** start of Source material **

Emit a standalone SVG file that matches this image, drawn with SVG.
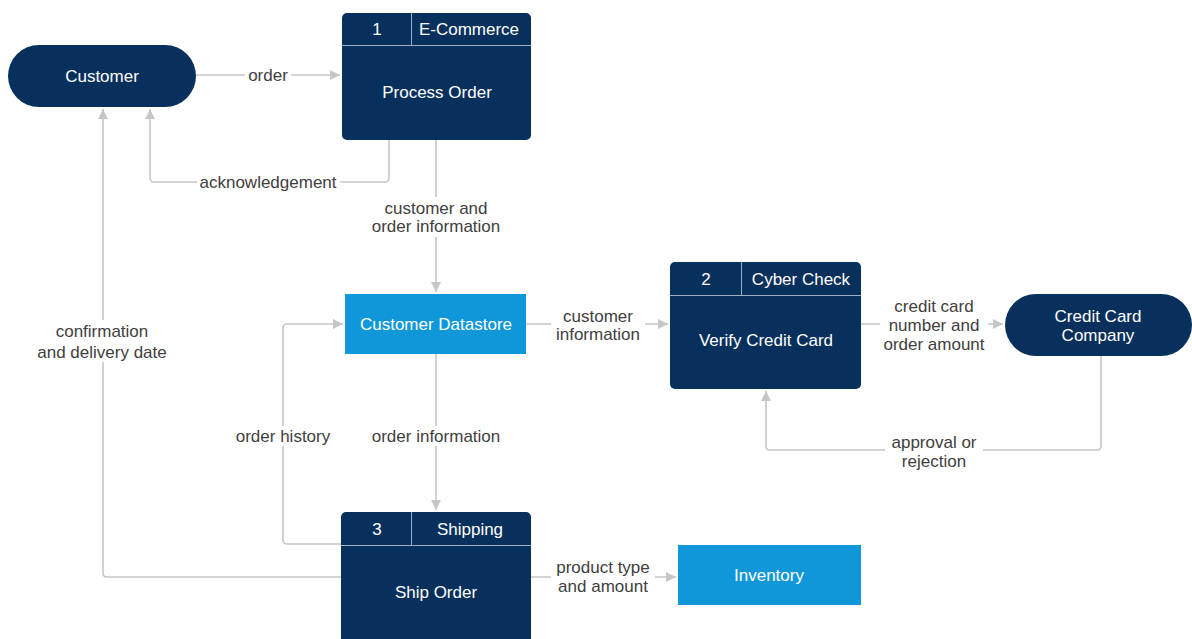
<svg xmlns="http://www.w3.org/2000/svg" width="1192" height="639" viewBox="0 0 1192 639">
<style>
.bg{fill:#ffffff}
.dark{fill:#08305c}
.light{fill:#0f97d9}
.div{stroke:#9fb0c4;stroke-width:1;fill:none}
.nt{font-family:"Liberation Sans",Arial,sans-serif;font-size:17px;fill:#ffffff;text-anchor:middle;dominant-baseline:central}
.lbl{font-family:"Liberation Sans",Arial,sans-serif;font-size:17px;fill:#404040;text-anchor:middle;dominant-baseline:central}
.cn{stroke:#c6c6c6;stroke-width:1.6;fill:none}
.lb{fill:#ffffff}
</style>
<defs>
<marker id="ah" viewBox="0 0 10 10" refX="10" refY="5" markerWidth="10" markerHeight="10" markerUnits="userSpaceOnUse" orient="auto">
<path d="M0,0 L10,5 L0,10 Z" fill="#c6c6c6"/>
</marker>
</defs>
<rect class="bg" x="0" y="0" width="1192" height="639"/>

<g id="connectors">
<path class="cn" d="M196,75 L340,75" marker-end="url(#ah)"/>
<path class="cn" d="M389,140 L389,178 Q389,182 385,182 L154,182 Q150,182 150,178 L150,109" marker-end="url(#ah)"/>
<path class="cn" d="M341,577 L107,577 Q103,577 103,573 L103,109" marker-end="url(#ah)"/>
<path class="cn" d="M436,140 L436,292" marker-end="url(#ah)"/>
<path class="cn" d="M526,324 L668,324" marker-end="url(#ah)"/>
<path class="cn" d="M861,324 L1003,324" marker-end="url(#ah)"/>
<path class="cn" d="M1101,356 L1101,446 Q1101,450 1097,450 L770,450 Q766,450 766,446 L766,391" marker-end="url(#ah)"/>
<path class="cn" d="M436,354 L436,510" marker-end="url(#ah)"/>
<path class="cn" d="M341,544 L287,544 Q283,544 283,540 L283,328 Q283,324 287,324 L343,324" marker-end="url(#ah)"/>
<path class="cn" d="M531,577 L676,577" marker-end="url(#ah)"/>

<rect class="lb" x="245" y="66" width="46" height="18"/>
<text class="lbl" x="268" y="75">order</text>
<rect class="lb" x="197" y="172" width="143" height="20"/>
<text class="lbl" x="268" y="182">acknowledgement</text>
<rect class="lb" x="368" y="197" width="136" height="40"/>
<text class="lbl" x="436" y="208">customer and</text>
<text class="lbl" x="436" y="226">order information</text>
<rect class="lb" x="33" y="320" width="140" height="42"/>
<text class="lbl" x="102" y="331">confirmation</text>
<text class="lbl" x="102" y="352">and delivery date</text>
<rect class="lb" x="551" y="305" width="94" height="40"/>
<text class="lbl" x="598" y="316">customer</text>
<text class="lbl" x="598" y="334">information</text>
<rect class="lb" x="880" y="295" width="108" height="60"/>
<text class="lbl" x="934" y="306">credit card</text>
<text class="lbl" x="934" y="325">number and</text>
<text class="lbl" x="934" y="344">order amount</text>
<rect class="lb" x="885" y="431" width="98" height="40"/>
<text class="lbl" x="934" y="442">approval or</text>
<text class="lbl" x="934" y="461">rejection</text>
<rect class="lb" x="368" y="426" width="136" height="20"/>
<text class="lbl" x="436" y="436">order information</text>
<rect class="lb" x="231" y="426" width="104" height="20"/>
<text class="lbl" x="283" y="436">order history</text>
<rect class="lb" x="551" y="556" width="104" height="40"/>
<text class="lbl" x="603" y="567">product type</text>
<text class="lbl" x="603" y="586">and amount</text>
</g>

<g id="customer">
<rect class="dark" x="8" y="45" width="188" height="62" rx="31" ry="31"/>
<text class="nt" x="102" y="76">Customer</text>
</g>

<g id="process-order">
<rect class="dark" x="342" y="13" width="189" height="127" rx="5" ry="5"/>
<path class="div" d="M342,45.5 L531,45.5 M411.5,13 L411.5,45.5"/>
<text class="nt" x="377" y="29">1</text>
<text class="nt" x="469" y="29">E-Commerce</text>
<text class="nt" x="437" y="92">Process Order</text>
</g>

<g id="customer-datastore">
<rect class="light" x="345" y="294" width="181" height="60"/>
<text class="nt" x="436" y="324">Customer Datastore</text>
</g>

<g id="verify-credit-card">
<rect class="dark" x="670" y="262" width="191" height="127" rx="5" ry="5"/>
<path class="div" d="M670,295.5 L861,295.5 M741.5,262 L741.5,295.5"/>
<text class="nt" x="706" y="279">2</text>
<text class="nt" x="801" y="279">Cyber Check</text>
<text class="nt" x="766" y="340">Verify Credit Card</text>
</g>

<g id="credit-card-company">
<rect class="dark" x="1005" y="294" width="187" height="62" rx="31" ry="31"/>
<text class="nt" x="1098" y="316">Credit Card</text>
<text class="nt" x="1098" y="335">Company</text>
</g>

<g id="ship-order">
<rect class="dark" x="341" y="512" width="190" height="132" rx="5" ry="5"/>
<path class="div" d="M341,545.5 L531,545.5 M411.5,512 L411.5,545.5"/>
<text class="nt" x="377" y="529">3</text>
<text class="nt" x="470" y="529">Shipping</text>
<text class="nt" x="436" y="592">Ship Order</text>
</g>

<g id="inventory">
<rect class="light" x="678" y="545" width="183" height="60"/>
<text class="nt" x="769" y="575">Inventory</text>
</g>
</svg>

** end of Source material **

◆ **Set problem**
Quote the data exactly, leaving every image out of the copy.

◆ **Task solution**
Emit a standalone SVG file that matches this image, drawn with SVG.
<svg xmlns="http://www.w3.org/2000/svg" width="1192" height="639" viewBox="0 0 1192 639">
<style>
.bg{fill:#ffffff}
.dark{fill:#08305c}
.light{fill:#0f97d9}
.div{stroke:#9fb0c4;stroke-width:1;fill:none}
.nt{font-family:"Liberation Sans",Arial,sans-serif;font-size:17px;fill:#ffffff;text-anchor:middle;dominant-baseline:central}
.lbl{font-family:"Liberation Sans",Arial,sans-serif;font-size:17px;fill:#404040;text-anchor:middle;dominant-baseline:central}
.cn{stroke:#c6c6c6;stroke-width:1.6;fill:none}
.lb{fill:#ffffff}
</style>
<defs>
<marker id="ah" viewBox="0 0 10 10" refX="10" refY="5" markerWidth="10" markerHeight="10" markerUnits="userSpaceOnUse" orient="auto">
<path d="M0,0 L10,5 L0,10 Z" fill="#c6c6c6"/>
</marker>
</defs>
<rect class="bg" x="0" y="0" width="1192" height="639"/>

<g id="connectors">
<path class="cn" d="M196,75 L340,75" marker-end="url(#ah)"/>
<path class="cn" d="M389,140 L389,178 Q389,182 385,182 L154,182 Q150,182 150,178 L150,109" marker-end="url(#ah)"/>
<path class="cn" d="M341,577 L107,577 Q103,577 103,573 L103,109" marker-end="url(#ah)"/>
<path class="cn" d="M436,140 L436,292" marker-end="url(#ah)"/>
<path class="cn" d="M526,324 L668,324" marker-end="url(#ah)"/>
<path class="cn" d="M861,324 L1003,324" marker-end="url(#ah)"/>
<path class="cn" d="M1101,356 L1101,446 Q1101,450 1097,450 L770,450 Q766,450 766,446 L766,391" marker-end="url(#ah)"/>
<path class="cn" d="M436,354 L436,510" marker-end="url(#ah)"/>
<path class="cn" d="M341,544 L287,544 Q283,544 283,540 L283,328 Q283,324 287,324 L343,324" marker-end="url(#ah)"/>
<path class="cn" d="M531,577 L676,577" marker-end="url(#ah)"/>

<rect class="lb" x="245" y="66" width="46" height="18"/>
<text class="lbl" x="268" y="75">order</text>
<rect class="lb" x="197" y="172" width="143" height="20"/>
<text class="lbl" x="268" y="182">acknowledgement</text>
<rect class="lb" x="368" y="197" width="136" height="40"/>
<text class="lbl" x="436" y="208">customer and</text>
<text class="lbl" x="436" y="226">order information</text>
<rect class="lb" x="33" y="320" width="140" height="42"/>
<text class="lbl" x="102" y="331">confirmation</text>
<text class="lbl" x="102" y="352">and delivery date</text>
<rect class="lb" x="551" y="305" width="94" height="40"/>
<text class="lbl" x="598" y="316">customer</text>
<text class="lbl" x="598" y="334">information</text>
<rect class="lb" x="880" y="295" width="108" height="60"/>
<text class="lbl" x="934" y="306">credit card</text>
<text class="lbl" x="934" y="325">number and</text>
<text class="lbl" x="934" y="344">order amount</text>
<rect class="lb" x="885" y="431" width="98" height="40"/>
<text class="lbl" x="934" y="442">approval or</text>
<text class="lbl" x="934" y="461">rejection</text>
<rect class="lb" x="368" y="426" width="136" height="20"/>
<text class="lbl" x="436" y="436">order information</text>
<rect class="lb" x="231" y="426" width="104" height="20"/>
<text class="lbl" x="283" y="436">order history</text>
<rect class="lb" x="551" y="556" width="104" height="40"/>
<text class="lbl" x="603" y="567">product type</text>
<text class="lbl" x="603" y="586">and amount</text>
</g>

<g id="customer">
<rect class="dark" x="8" y="45" width="188" height="62" rx="31" ry="31"/>
<text class="nt" x="102" y="76">Customer</text>
</g>

<g id="process-order">
<rect class="dark" x="342" y="13" width="189" height="127" rx="5" ry="5"/>
<path class="div" d="M342,45.5 L531,45.5 M411.5,13 L411.5,45.5"/>
<text class="nt" x="377" y="29">1</text>
<text class="nt" x="469" y="29">E-Commerce</text>
<text class="nt" x="437" y="92">Process Order</text>
</g>

<g id="customer-datastore">
<rect class="light" x="345" y="294" width="181" height="60"/>
<text class="nt" x="436" y="324">Customer Datastore</text>
</g>

<g id="verify-credit-card">
<rect class="dark" x="670" y="262" width="191" height="127" rx="5" ry="5"/>
<path class="div" d="M670,295.5 L861,295.5 M741.5,262 L741.5,295.5"/>
<text class="nt" x="706" y="279">2</text>
<text class="nt" x="801" y="279">Cyber Check</text>
<text class="nt" x="766" y="340">Verify Credit Card</text>
</g>

<g id="credit-card-company">
<rect class="dark" x="1005" y="294" width="187" height="62" rx="31" ry="31"/>
<text class="nt" x="1098" y="316">Credit Card</text>
<text class="nt" x="1098" y="335">Company</text>
</g>

<g id="ship-order">
<rect class="dark" x="341" y="512" width="190" height="132" rx="5" ry="5"/>
<path class="div" d="M341,545.5 L531,545.5 M411.5,512 L411.5,545.5"/>
<text class="nt" x="377" y="529">3</text>
<text class="nt" x="470" y="529">Shipping</text>
<text class="nt" x="436" y="592">Ship Order</text>
</g>

<g id="inventory">
<rect class="light" x="678" y="545" width="183" height="60"/>
<text class="nt" x="769" y="575">Inventory</text>
</g>
</svg>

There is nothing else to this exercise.